_Aim of the exercise_
Reproduce the listing below character for character; drop every image.
· · · ·
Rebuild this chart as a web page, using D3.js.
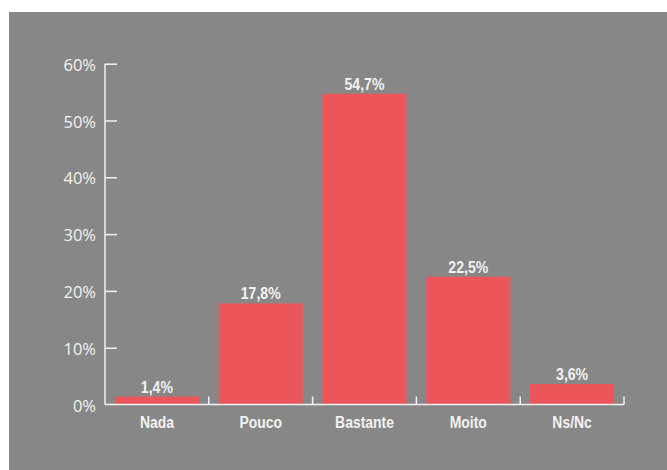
<!DOCTYPE html>
<html><head><meta charset="utf-8">
<script src="https://cdn.jsdelivr.net/npm/d3@7"></script>
<style>
html,body{margin:0;padding:0;background:#fff;}
svg{display:block;}
</style></head>
<body>
<svg id="chart" width="667" height="470"></svg>
<script>
const categories = ["Nada", "Pouco", "Bastante", "Moito", "Ns/Nc"];
const values = [1.4, 17.8, 54.7, 22.5, 3.6];
const valueLabels = ["1,4%", "17,8%", "54,7%", "22,5%", "3,6%"];
const yTicks = [0, 10, 20, 30, 40, 50, 60];

const svg = d3.select("#chart");
svg.append("rect").attr("x", 9).attr("y", 12).attr("width", 658).attr("height", 458).attr("fill", "#878787");

const x0 = 105, x1 = 624, yBase = 404.5, yTop = 63.7;
const x = d3.scaleBand().domain(categories).range([x0, x1]).paddingInner(0.19).paddingOuter(0.095);
const y = d3.scaleLinear().domain([0, 60]).range([yBase, yTop]);
const band = (x1 - x0) / categories.length;

const g = svg.append("g");
const white = "#f2f2f2";
const sans = "'Liberation Sans', Arial, sans-serif";

// bars
g.selectAll("rect.bar").data(values).join("rect")
  .attr("class", "bar")
  .attr("x", (d, i) => x(categories[i]))
  .attr("width", x.bandwidth())
  .attr("y", d => y(d))
  .attr("height", d => yBase - y(d))
  .attr("fill", "#ec565b");

// value labels
g.selectAll("text.val").data(values).join("text")
  .attr("class", "val")
  .attr("transform", (d, i) => `translate(${x(categories[i]) + x.bandwidth() / 2},${y(d) - 4}) scale(0.88,1)`)
  .attr("text-anchor", "middle")
  .attr("fill", white)
  .attr("font-family", sans)
  .attr("font-weight", "bold")
  .attr("font-size", 16)
  .text((d, i) => valueLabels[i]);

// y axis
const yAxis = d3.axisRight(y).tickValues(yTicks).tickSize(12).tickFormat(d => d + "%");
const ya = g.append("g").attr("transform", `translate(${x0},0)`).call(yAxis);
ya.select(".domain").remove();
ya.selectAll(".tick line").attr("stroke", white).attr("stroke-width", 1.5)
  .filter(d => d === 0).remove();
ya.selectAll(".tick text").attr("x", -9).attr("text-anchor", "end")
  .attr("fill", white).attr("font-family", "'Open Sans', sans-serif").attr("font-size", 16.5).attr("dy", "0.4em");
g.append("line").attr("x1", x0).attr("x2", x0).attr("y1", yTop).attr("y2", yBase)
  .attr("stroke", white).attr("stroke-width", 1.5);

// x axis
g.append("line").attr("x1", x0).attr("x2", x1).attr("y1", yBase).attr("y2", yBase)
  .attr("stroke", white).attr("stroke-width", 1.5);
const boundaries = d3.range(1, categories.length + 1).map(i => x0 + i * band);
g.selectAll("line.xt").data(boundaries).join("line")
  .attr("class", "xt")
  .attr("x1", d => d).attr("x2", d => d)
  .attr("y1", yBase).attr("y2", yBase - 8)
  .attr("stroke", white).attr("stroke-width", 1.5);

const xAxis = d3.axisBottom(x).tickSize(0).tickPadding(0);
const xa = g.append("g").attr("transform", `translate(0,${yBase})`).call(xAxis);
xa.select(".domain").remove();
xa.selectAll(".tick text").attr("y", null).attr("dy", 0)
  .attr("transform", "translate(0,23.5) scale(0.82,1)")
  .attr("fill", white).attr("font-family", sans).attr("font-weight", "bold").attr("font-size", 17);
</script>
</body></html>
· · · ·
_Finished answer_
Rebuild this chart as a web page, using D3.js.
<!DOCTYPE html>
<html><head><meta charset="utf-8">
<script src="https://cdn.jsdelivr.net/npm/d3@7"></script>
<style>
html,body{margin:0;padding:0;background:#fff;}
svg{display:block;}
</style></head>
<body>
<svg id="chart" width="667" height="470"></svg>
<script>
const categories = ["Nada", "Pouco", "Bastante", "Moito", "Ns/Nc"];
const values = [1.4, 17.8, 54.7, 22.5, 3.6];
const valueLabels = ["1,4%", "17,8%", "54,7%", "22,5%", "3,6%"];
const yTicks = [0, 10, 20, 30, 40, 50, 60];

const svg = d3.select("#chart");
svg.append("rect").attr("x", 9).attr("y", 12).attr("width", 658).attr("height", 458).attr("fill", "#878787");

const x0 = 105, x1 = 624, yBase = 404.5, yTop = 63.7;
const x = d3.scaleBand().domain(categories).range([x0, x1]).paddingInner(0.19).paddingOuter(0.095);
const y = d3.scaleLinear().domain([0, 60]).range([yBase, yTop]);
const band = (x1 - x0) / categories.length;

const g = svg.append("g");
const white = "#f2f2f2";
const sans = "'Liberation Sans', Arial, sans-serif";

// bars
g.selectAll("rect.bar").data(values).join("rect")
  .attr("class", "bar")
  .attr("x", (d, i) => x(categories[i]))
  .attr("width", x.bandwidth())
  .attr("y", d => y(d))
  .attr("height", d => yBase - y(d))
  .attr("fill", "#ec565b");

// value labels
g.selectAll("text.val").data(values).join("text")
  .attr("class", "val")
  .attr("transform", (d, i) => `translate(${x(categories[i]) + x.bandwidth() / 2},${y(d) - 4}) scale(0.88,1)`)
  .attr("text-anchor", "middle")
  .attr("fill", white)
  .attr("font-family", sans)
  .attr("font-weight", "bold")
  .attr("font-size", 16)
  .text((d, i) => valueLabels[i]);

// y axis
const yAxis = d3.axisRight(y).tickValues(yTicks).tickSize(12).tickFormat(d => d + "%");
const ya = g.append("g").attr("transform", `translate(${x0},0)`).call(yAxis);
ya.select(".domain").remove();
ya.selectAll(".tick line").attr("stroke", white).attr("stroke-width", 1.5)
  .filter(d => d === 0).remove();
ya.selectAll(".tick text").attr("x", -9).attr("text-anchor", "end")
  .attr("fill", white).attr("font-family", "'Open Sans', sans-serif").attr("font-size", 16.5).attr("dy", "0.4em");
g.append("line").attr("x1", x0).attr("x2", x0).attr("y1", yTop).attr("y2", yBase)
  .attr("stroke", white).attr("stroke-width", 1.5);

// x axis
g.append("line").attr("x1", x0).attr("x2", x1).attr("y1", yBase).attr("y2", yBase)
  .attr("stroke", white).attr("stroke-width", 1.5);
const boundaries = d3.range(1, categories.length + 1).map(i => x0 + i * band);
g.selectAll("line.xt").data(boundaries).join("line")
  .attr("class", "xt")
  .attr("x1", d => d).attr("x2", d => d)
  .attr("y1", yBase).attr("y2", yBase - 8)
  .attr("stroke", white).attr("stroke-width", 1.5);

const xAxis = d3.axisBottom(x).tickSize(0).tickPadding(0);
const xa = g.append("g").attr("transform", `translate(0,${yBase})`).call(xAxis);
xa.select(".domain").remove();
xa.selectAll(".tick text").attr("y", null).attr("dy", 0)
  .attr("transform", "translate(0,23.5) scale(0.82,1)")
  .attr("fill", white).attr("font-family", sans).attr("font-weight", "bold").attr("font-size", 17);
</script>
</body></html>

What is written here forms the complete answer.